• _AIM OF THE TASK_
Without including the pictures, copy out every line below.
_ _ _
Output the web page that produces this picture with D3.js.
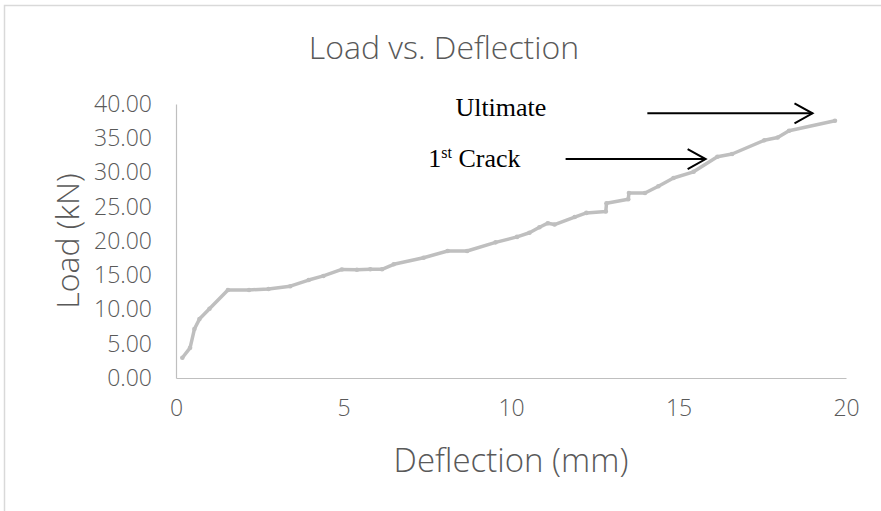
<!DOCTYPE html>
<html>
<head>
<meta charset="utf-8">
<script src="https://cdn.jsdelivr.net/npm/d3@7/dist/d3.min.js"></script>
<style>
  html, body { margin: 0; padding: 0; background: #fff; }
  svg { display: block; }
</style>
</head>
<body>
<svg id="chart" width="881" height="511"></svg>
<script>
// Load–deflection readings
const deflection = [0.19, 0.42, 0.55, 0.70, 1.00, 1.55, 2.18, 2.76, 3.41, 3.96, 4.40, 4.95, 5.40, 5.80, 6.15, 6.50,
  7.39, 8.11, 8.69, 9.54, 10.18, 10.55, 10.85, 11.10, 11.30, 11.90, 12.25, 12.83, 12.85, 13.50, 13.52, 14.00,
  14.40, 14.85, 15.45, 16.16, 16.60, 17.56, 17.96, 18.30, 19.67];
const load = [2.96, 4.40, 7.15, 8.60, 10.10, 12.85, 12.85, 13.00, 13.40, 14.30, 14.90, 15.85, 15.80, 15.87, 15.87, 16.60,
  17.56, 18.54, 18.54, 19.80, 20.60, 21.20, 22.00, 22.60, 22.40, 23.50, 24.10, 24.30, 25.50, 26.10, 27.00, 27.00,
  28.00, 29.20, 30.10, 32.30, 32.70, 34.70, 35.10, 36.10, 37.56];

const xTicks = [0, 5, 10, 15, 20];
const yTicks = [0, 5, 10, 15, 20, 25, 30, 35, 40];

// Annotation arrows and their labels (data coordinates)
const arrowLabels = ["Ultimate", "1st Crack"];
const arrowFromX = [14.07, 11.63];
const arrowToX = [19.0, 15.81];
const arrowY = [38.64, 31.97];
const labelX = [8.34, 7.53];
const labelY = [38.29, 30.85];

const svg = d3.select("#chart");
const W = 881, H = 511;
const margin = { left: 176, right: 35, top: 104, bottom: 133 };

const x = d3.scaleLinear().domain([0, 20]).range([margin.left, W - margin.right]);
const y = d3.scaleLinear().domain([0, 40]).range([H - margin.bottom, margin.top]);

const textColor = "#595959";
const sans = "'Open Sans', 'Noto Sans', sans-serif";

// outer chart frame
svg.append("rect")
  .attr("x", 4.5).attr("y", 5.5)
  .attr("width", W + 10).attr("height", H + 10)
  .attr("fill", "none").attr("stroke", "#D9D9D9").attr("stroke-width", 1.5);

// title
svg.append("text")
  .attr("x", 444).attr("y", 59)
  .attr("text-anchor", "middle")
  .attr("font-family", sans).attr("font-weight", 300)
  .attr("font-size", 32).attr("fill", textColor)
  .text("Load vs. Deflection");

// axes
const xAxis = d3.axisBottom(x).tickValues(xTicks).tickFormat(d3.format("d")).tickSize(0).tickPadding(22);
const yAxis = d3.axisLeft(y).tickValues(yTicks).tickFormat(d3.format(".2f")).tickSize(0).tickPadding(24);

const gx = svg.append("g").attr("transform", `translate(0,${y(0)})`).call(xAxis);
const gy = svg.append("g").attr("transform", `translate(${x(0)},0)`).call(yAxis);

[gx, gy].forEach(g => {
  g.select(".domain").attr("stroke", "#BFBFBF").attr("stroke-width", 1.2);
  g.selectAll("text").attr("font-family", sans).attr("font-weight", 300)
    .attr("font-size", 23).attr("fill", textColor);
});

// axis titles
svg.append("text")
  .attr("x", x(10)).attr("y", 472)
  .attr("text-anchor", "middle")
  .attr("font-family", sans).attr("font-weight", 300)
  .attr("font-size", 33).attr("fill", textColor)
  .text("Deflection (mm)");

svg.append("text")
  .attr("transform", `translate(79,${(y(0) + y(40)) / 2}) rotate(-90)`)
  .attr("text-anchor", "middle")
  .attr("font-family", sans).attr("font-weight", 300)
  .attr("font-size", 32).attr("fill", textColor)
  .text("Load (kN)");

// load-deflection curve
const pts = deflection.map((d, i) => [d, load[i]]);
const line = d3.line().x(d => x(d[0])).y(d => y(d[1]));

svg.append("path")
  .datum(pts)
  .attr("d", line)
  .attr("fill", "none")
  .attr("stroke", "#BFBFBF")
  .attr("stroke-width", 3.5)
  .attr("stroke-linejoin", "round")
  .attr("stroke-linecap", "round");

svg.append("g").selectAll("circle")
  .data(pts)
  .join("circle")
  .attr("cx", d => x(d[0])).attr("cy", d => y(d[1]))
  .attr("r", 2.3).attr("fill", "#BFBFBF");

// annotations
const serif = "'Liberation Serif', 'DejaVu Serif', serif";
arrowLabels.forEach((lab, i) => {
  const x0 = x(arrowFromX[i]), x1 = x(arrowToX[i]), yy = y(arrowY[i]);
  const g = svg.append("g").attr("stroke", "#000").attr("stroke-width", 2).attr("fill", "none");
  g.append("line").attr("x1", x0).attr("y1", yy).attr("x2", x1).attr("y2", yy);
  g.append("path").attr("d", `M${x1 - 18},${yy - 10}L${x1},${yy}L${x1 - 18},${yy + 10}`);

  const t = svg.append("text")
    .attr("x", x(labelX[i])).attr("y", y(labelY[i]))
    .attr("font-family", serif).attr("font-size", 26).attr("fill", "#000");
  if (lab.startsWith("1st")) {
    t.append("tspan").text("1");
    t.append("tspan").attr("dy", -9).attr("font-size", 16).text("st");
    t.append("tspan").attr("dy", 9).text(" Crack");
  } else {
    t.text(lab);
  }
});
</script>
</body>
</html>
_ _ _
• _TASK ANSWER_
Output the web page that produces this picture with D3.js.
<!DOCTYPE html>
<html>
<head>
<meta charset="utf-8">
<script src="https://cdn.jsdelivr.net/npm/d3@7/dist/d3.min.js"></script>
<style>
  html, body { margin: 0; padding: 0; background: #fff; }
  svg { display: block; }
</style>
</head>
<body>
<svg id="chart" width="881" height="511"></svg>
<script>
// Load–deflection readings
const deflection = [0.19, 0.42, 0.55, 0.70, 1.00, 1.55, 2.18, 2.76, 3.41, 3.96, 4.40, 4.95, 5.40, 5.80, 6.15, 6.50,
  7.39, 8.11, 8.69, 9.54, 10.18, 10.55, 10.85, 11.10, 11.30, 11.90, 12.25, 12.83, 12.85, 13.50, 13.52, 14.00,
  14.40, 14.85, 15.45, 16.16, 16.60, 17.56, 17.96, 18.30, 19.67];
const load = [2.96, 4.40, 7.15, 8.60, 10.10, 12.85, 12.85, 13.00, 13.40, 14.30, 14.90, 15.85, 15.80, 15.87, 15.87, 16.60,
  17.56, 18.54, 18.54, 19.80, 20.60, 21.20, 22.00, 22.60, 22.40, 23.50, 24.10, 24.30, 25.50, 26.10, 27.00, 27.00,
  28.00, 29.20, 30.10, 32.30, 32.70, 34.70, 35.10, 36.10, 37.56];

const xTicks = [0, 5, 10, 15, 20];
const yTicks = [0, 5, 10, 15, 20, 25, 30, 35, 40];

// Annotation arrows and their labels (data coordinates)
const arrowLabels = ["Ultimate", "1st Crack"];
const arrowFromX = [14.07, 11.63];
const arrowToX = [19.0, 15.81];
const arrowY = [38.64, 31.97];
const labelX = [8.34, 7.53];
const labelY = [38.29, 30.85];

const svg = d3.select("#chart");
const W = 881, H = 511;
const margin = { left: 176, right: 35, top: 104, bottom: 133 };

const x = d3.scaleLinear().domain([0, 20]).range([margin.left, W - margin.right]);
const y = d3.scaleLinear().domain([0, 40]).range([H - margin.bottom, margin.top]);

const textColor = "#595959";
const sans = "'Open Sans', 'Noto Sans', sans-serif";

// outer chart frame
svg.append("rect")
  .attr("x", 4.5).attr("y", 5.5)
  .attr("width", W + 10).attr("height", H + 10)
  .attr("fill", "none").attr("stroke", "#D9D9D9").attr("stroke-width", 1.5);

// title
svg.append("text")
  .attr("x", 444).attr("y", 59)
  .attr("text-anchor", "middle")
  .attr("font-family", sans).attr("font-weight", 300)
  .attr("font-size", 32).attr("fill", textColor)
  .text("Load vs. Deflection");

// axes
const xAxis = d3.axisBottom(x).tickValues(xTicks).tickFormat(d3.format("d")).tickSize(0).tickPadding(22);
const yAxis = d3.axisLeft(y).tickValues(yTicks).tickFormat(d3.format(".2f")).tickSize(0).tickPadding(24);

const gx = svg.append("g").attr("transform", `translate(0,${y(0)})`).call(xAxis);
const gy = svg.append("g").attr("transform", `translate(${x(0)},0)`).call(yAxis);

[gx, gy].forEach(g => {
  g.select(".domain").attr("stroke", "#BFBFBF").attr("stroke-width", 1.2);
  g.selectAll("text").attr("font-family", sans).attr("font-weight", 300)
    .attr("font-size", 23).attr("fill", textColor);
});

// axis titles
svg.append("text")
  .attr("x", x(10)).attr("y", 472)
  .attr("text-anchor", "middle")
  .attr("font-family", sans).attr("font-weight", 300)
  .attr("font-size", 33).attr("fill", textColor)
  .text("Deflection (mm)");

svg.append("text")
  .attr("transform", `translate(79,${(y(0) + y(40)) / 2}) rotate(-90)`)
  .attr("text-anchor", "middle")
  .attr("font-family", sans).attr("font-weight", 300)
  .attr("font-size", 32).attr("fill", textColor)
  .text("Load (kN)");

// load-deflection curve
const pts = deflection.map((d, i) => [d, load[i]]);
const line = d3.line().x(d => x(d[0])).y(d => y(d[1]));

svg.append("path")
  .datum(pts)
  .attr("d", line)
  .attr("fill", "none")
  .attr("stroke", "#BFBFBF")
  .attr("stroke-width", 3.5)
  .attr("stroke-linejoin", "round")
  .attr("stroke-linecap", "round");

svg.append("g").selectAll("circle")
  .data(pts)
  .join("circle")
  .attr("cx", d => x(d[0])).attr("cy", d => y(d[1]))
  .attr("r", 2.3).attr("fill", "#BFBFBF");

// annotations
const serif = "'Liberation Serif', 'DejaVu Serif', serif";
arrowLabels.forEach((lab, i) => {
  const x0 = x(arrowFromX[i]), x1 = x(arrowToX[i]), yy = y(arrowY[i]);
  const g = svg.append("g").attr("stroke", "#000").attr("stroke-width", 2).attr("fill", "none");
  g.append("line").attr("x1", x0).attr("y1", yy).attr("x2", x1).attr("y2", yy);
  g.append("path").attr("d", `M${x1 - 18},${yy - 10}L${x1},${yy}L${x1 - 18},${yy + 10}`);

  const t = svg.append("text")
    .attr("x", x(labelX[i])).attr("y", y(labelY[i]))
    .attr("font-family", serif).attr("font-size", 26).attr("fill", "#000");
  if (lab.startsWith("1st")) {
    t.append("tspan").text("1");
    t.append("tspan").attr("dy", -9).attr("font-size", 16).text("st");
    t.append("tspan").attr("dy", 9).text(" Crack");
  } else {
    t.text(lab);
  }
});
</script>
</body>
</html>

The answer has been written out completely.